When professional mountain biker Jerome Clementz lands at a new destination, the first ride he takes is always the locals. “So,” he tells Edge, “I can know a loop that I can do alone later.”
But beyond that first unknown outing, the highly decorated French rider makes sure he has almost everything else set out in a minutely detailed plan for each stop on his world-crossing travels.
“Traveling a lot requires some logistics,” he says. Logistics he has dialed in over many years and many, many miles.
It all starts, though, with his body and his Cannondale bike.
While Clementz takes in as much local food as he can during non-competition trips—Indonesia offered Nasi Goreng (fried rice) and Gado Gado (vegetables with rice and coconut cream)—for races, he doesn’t want to change his diet from home too much. He eats mainly pasta with some vegetable sauce or rice and chicken and vegetables. For breakfast, he opts for oatmeal with honey, banana and cinnamon, enough to give him what he needs for an all-out effort.
With his nutrition taken care of, Clementz acclimates to the local time zone as soon as he sets foot on the plane, even if he has to fight his body upon arrival. He also tries to organize every trip so that he is dealing with jetlag away from his responsibilities, sometimes working in the one-day-per-hour-of-change rule ahead of a competition.
“When I go to some event in Colorado I have to fight against altitude and jetlag, so I try to go three or four days in a city like Colorado Springs or Denver to recover and get used to the high altitude,” he says. “Sometimes it doesn’t work. In that case, you just try to stay strong and make the most of it.”
His workout routine follows a planned schedule and doesn’t include too much time at the competition site. “I don’t like to come too early on site, as you then want to ride,” he says. “You stress too early and you waste energy. I’d rather stay in a relaxed place, optimize my training and fitness so I know I will arrive at my best and use my energy for the race. What is important to have in mind is the balance between how much you’ll go faster with one more run and how much more tired you’ll be.”

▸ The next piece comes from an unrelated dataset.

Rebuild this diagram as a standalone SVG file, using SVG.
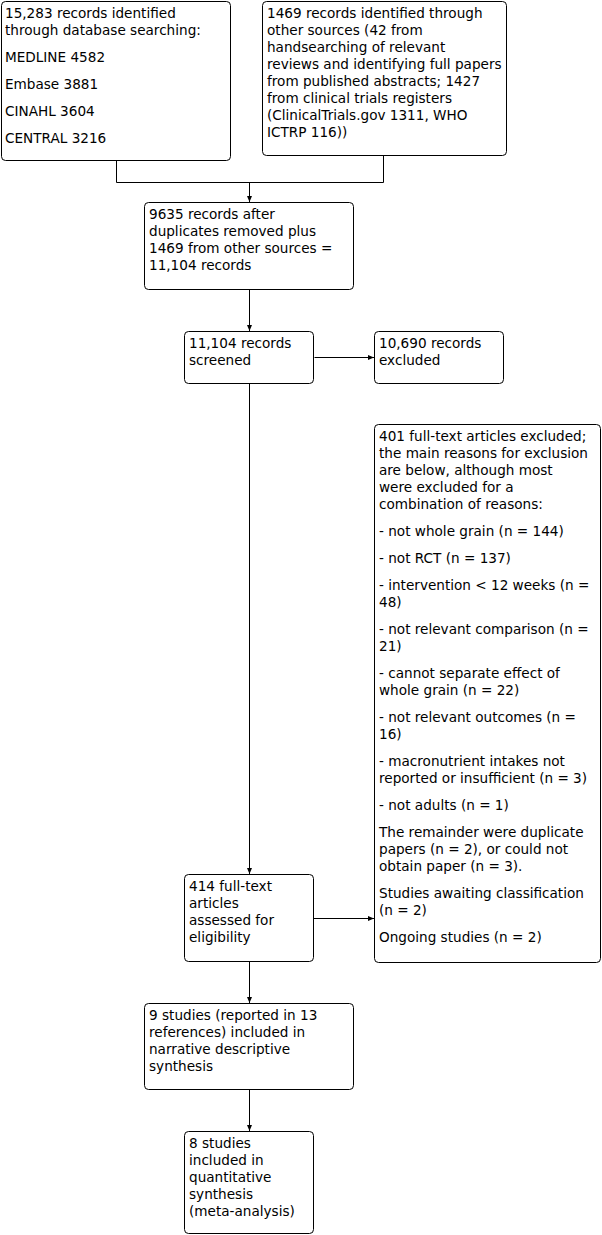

To help with that, he rents a condominium or apartment for extra comfort and quiet. “I think resting is as important as training,” he says. Of course, his ability to “sleep anywhere” helps Clementz to get said rest.
Readying his body and mind is great, but he has a bike to prep too. That all starts at home, with packing. He starts it all with a bike he helped to develop. “The first time you do this it takes you ages to make sure you’re packing the right things,” he says. “Now I don’t even have to think about it.”
First trick? A nice bike bag for his Cannondale OverMountain bike. And then follow the Clementz On the Road routine: remove the disc and put back the bolt on the wheel so you don’t lose them; remove your derailleur hanger and place it with your derailleur on the inside of your frame, as this saves your bike and you’ll be able to ride when you get to your destination; don’t forget to put some spacer in the caliper so your brake pads stay in the right place; loosen your shifter and brake so they can slide around your bar during transit; make a little bag to put pedals and the disc in so everything is together and safe; and even if you have a bike box, protective paper prevents scratches.
From there, Clementz packs his racing kit and then casual clothes, along with hats to represent his array of sponsors. Even if the weather forecast promises a lack of precipitation, Clementz has learned not to trust it, always packing rain clothes, an umbrella and mud tires.
A veteran of travel now at age 30, Clementz has learned to calm down during transit. He no longer gets annoyed at check-in hassle and always books all flights for the same trip on one airline (airlines must carry you to your final destination, so hiccups get a bit smoother this way).
When in the air, he opts for compression socks. “It’s not really sexy, but it helps when you sit for hours,” he says. Noise-cancelling headphones, music, a personal pillow (when traveling by car, a favorite sleep spot of his) and a portable battery charger have turned into essentials for Clementz.
Final tips? Email yourself a copy of your passport and travel documents so you can print them if needed. And Clementz never forgets to bring local French wine to offer to the people he meets along the way to make his trip “easier and better.”
From the first ride to the end of the trip, Clementz never forget the locals.